Like the title says, if I take an integrated Wiener process / Brownian motion $\int ^t _0 W_s ds$, will it be recurrent or transient? Or, under what conditions will it be one or the other?
I know that, for any $t$, the integral is a normal variable ~$N(0,\frac{t^3}{3})$. So it'll diverge to $\infty$ as $t\rightarrow \infty$. And it's not a martingale. But would it still be recurrent? And how would I show that, or show that it's not?
(If there are any theorems or discussions of this out there, even just a link to that would be great!)

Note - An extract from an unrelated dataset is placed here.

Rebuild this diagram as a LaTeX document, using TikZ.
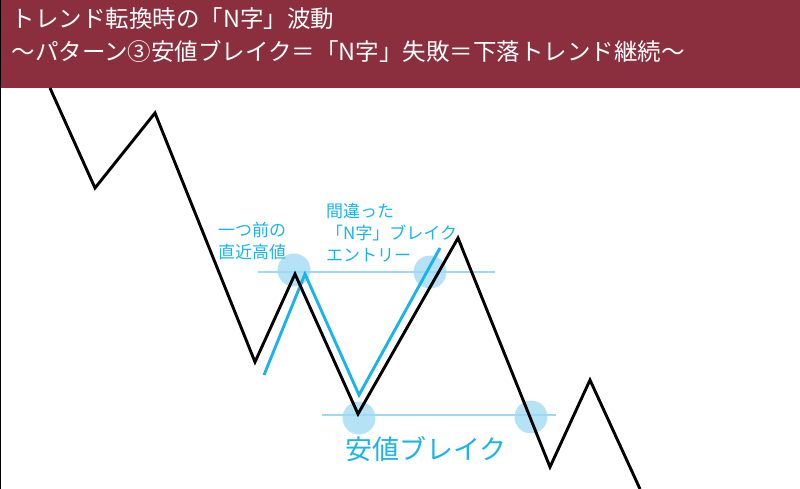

It is recurrent. Let $X_t := \int_0^t W_s \,ds$. I claim that $\varlimsup_{t\to\infty}X_t=\infty$ and $\varliminf_{t\to\infty}X_t=-\infty$, so every real number is visited infinitely often a.s.
Here is a sketch of a proof. Write $\mathscr F_t := \sigma(W_s ; s \le t)$. For a finite stopping time $T$, write $X_t = X_{t \wedge T} + (t - T)^+ W_T + Y_{(t - T)^+}$ with $Y$ a copy of $X$ that is independent of $\mathscr F_T$. Use $T_n := \inf \{t \ge n ; W_t = 0\}$ to see that $[\sup_t X_t = \infty]$ is independent of $\mathscr F_n$ for each $n$, whence is trivial: $P[\sup_t X_t = \infty] \in \{0, 1\}$. If this event has probability $0$, then use $T := \inf \{t \ge 1 ; W_t = -1\}$ to see that $P[\inf_t X_t = -\infty] = 1$, which contradicts symmetry. Therefore, $P[\sup_t X_t = \infty] = 1$.
A stronger result was proved by Khoshnevisan and Shi, Chung's law for integrated Brownian motion, Trans. Amer. Math. Soc. 350 (1998), no. 10, 4253–4264.
In two (and higher) dimension, integrated Brownian motion tends to infinity: Kolokoltsov, A Note on the Long Time Asymptotics of the Brownian Motion with Application to the Theory of Quantum Measurement, Potential Analysis 7 (1997), 759–764.